Dyson Enter Car Industry With Electric Car in 2020

The proudly British owned company plans to spend £2bn on this new project.

The chief executive Sir James Dyson sent out the all-important email that a team secretly had been working on plans for an all-electric vehicle for more than 2 years with hopes to launch the first model by the year 2020. Ever since 1990, Dyson had been interested in developing filtration technology to stop vehicle diesel emissions polluting the environment, therefore this struck up the idea of developing an electric car. The company have committed to spending a colossal total of £2bn to develop a solid-state battery technology to power the vehicles. Dyson said he intends on spending about £1bn developing the car, with another £1bn on making the battery.

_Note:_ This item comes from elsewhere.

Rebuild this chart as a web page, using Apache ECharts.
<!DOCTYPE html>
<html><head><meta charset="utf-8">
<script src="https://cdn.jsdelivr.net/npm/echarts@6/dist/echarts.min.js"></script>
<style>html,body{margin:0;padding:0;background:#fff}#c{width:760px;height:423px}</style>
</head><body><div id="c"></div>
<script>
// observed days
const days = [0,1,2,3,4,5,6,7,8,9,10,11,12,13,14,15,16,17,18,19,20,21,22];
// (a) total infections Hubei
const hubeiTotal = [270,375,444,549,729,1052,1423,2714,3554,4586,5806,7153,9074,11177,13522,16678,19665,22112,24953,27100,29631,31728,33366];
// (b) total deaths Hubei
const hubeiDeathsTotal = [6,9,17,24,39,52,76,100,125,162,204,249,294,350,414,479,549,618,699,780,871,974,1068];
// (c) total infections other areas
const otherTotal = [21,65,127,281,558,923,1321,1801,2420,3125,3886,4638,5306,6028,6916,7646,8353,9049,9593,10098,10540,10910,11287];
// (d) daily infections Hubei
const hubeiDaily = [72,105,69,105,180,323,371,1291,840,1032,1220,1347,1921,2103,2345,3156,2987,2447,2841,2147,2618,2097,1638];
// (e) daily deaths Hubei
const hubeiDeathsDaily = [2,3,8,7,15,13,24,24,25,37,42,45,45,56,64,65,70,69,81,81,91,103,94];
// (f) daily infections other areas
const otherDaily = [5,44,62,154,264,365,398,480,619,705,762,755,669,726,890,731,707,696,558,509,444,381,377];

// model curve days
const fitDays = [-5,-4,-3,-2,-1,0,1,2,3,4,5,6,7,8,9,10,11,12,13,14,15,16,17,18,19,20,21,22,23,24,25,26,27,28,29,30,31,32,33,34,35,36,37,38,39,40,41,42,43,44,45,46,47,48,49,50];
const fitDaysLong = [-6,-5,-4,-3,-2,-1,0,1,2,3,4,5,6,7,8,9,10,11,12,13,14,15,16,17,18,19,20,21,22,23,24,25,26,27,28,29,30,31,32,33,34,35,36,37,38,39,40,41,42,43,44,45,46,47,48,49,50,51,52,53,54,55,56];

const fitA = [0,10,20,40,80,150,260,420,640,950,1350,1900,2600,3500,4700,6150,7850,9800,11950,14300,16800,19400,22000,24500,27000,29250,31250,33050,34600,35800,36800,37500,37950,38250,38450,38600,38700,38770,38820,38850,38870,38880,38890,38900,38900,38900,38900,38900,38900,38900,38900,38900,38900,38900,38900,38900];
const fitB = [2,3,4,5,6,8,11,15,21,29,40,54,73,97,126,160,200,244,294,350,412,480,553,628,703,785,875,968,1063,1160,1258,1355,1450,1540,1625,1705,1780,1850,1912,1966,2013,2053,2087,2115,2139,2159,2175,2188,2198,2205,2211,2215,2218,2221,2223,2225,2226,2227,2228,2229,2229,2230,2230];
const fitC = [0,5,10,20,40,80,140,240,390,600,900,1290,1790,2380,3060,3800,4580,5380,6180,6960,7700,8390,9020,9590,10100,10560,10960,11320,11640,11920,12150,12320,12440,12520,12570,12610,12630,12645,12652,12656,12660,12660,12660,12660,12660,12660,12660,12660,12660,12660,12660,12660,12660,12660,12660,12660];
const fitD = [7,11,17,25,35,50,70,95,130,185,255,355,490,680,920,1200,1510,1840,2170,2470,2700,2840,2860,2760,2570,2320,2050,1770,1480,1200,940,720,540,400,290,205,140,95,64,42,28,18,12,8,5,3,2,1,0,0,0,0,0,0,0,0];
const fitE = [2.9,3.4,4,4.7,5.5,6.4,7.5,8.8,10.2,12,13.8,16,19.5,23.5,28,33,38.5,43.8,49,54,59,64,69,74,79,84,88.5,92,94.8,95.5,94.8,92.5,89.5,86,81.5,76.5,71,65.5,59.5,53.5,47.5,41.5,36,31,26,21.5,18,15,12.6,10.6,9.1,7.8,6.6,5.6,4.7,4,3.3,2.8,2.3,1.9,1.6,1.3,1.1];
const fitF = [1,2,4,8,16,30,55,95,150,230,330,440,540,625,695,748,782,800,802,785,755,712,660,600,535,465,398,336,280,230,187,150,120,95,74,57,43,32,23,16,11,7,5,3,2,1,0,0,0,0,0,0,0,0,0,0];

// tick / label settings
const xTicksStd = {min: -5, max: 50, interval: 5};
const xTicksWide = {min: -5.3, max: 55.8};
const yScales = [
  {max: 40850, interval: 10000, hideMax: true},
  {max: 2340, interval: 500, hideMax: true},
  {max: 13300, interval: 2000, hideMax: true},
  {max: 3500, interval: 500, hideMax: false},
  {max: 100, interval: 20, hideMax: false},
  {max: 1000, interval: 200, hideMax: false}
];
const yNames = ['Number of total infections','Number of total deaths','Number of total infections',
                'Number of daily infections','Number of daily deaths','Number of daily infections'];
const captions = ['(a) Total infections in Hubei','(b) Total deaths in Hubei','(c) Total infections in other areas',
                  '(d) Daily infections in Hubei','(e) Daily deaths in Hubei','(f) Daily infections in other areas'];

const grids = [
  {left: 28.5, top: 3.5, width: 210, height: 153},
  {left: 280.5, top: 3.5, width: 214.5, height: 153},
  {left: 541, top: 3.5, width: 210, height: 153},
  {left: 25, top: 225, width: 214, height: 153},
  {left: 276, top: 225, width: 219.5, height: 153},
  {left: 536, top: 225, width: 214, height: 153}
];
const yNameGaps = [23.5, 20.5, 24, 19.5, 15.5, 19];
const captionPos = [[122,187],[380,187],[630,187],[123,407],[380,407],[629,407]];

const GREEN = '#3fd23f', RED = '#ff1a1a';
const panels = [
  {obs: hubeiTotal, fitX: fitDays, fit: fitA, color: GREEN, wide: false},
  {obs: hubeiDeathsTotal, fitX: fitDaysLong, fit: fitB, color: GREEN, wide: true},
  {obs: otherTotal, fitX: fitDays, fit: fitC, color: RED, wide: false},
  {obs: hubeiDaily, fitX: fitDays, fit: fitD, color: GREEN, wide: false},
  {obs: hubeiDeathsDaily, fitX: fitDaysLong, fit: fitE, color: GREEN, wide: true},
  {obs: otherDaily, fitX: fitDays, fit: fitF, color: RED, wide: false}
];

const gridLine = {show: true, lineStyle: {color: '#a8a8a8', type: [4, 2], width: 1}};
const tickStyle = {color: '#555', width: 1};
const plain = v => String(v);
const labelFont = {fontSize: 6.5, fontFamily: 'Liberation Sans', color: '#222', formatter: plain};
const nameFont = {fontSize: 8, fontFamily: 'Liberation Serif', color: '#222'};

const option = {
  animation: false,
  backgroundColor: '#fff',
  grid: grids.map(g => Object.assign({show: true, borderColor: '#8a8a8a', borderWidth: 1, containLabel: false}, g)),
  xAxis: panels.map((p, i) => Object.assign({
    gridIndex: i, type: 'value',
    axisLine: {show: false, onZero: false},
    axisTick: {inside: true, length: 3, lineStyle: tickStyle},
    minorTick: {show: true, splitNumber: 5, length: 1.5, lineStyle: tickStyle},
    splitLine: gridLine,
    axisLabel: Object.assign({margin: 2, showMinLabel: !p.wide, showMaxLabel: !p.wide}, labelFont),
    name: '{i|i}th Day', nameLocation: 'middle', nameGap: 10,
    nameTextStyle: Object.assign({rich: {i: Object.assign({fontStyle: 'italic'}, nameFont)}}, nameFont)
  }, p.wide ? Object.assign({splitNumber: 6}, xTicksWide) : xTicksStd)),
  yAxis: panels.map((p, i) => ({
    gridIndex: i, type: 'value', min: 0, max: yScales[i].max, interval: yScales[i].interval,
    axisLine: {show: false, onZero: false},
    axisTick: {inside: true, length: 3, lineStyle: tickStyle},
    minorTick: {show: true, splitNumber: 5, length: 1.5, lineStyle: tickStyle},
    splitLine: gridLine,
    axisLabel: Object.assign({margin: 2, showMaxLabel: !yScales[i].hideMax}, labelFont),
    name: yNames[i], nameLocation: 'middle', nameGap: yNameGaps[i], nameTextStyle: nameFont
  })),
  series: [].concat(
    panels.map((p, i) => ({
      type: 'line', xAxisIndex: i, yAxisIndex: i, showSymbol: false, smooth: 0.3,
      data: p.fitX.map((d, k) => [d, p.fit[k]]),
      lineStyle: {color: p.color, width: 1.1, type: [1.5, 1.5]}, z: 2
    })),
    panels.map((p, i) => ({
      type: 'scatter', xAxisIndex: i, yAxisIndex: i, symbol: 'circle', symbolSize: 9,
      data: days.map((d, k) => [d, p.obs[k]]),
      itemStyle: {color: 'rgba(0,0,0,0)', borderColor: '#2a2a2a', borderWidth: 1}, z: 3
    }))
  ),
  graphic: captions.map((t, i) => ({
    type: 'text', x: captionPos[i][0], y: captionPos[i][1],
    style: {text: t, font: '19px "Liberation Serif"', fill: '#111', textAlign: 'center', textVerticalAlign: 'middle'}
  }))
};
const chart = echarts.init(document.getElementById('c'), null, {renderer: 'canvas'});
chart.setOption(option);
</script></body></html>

All in all, there are four hundred engineers already working attempting to embark upon this huge project at its global headquarters in Malmesbury, Wiltshire. Dyson is recruiting rapidly to expand the workforce behind the project. Although they have 3,500 already employed in the UK, this is set to rise dramatically by doubling in the coming four or five years. Nevertheless, the car does not yet exist, with no prototype built, and a factory site is yet to be chosen to allow the project to commence.
When Sir James set out his email to his employees, he said “my ambition is to find a solution to the global problem of air pollution… We finally have the opportunity to bring all our technologies together into a single product… Rather than filtering emissions at the exhaust pipe, today we have the ability to solve it at the source”.
 
The firm owner stressed the importance that all employees at Dyson must keep all details of the car highly confidential, due to the increasing competition of new technology in the automotive industry, even though, many existing automotive companies are also making the move towards electric vehicles. For instance, Volvo announced that they intend to implement a similar plan from 2019 to have all models to either be electric or hybrid.
This trend of the electric car arose when the Government established plans to ban the sale of new diesel and petrol cars in the UK from 2040, therefore the ending goal to be to get both two transmission types to be off the roads by 2050.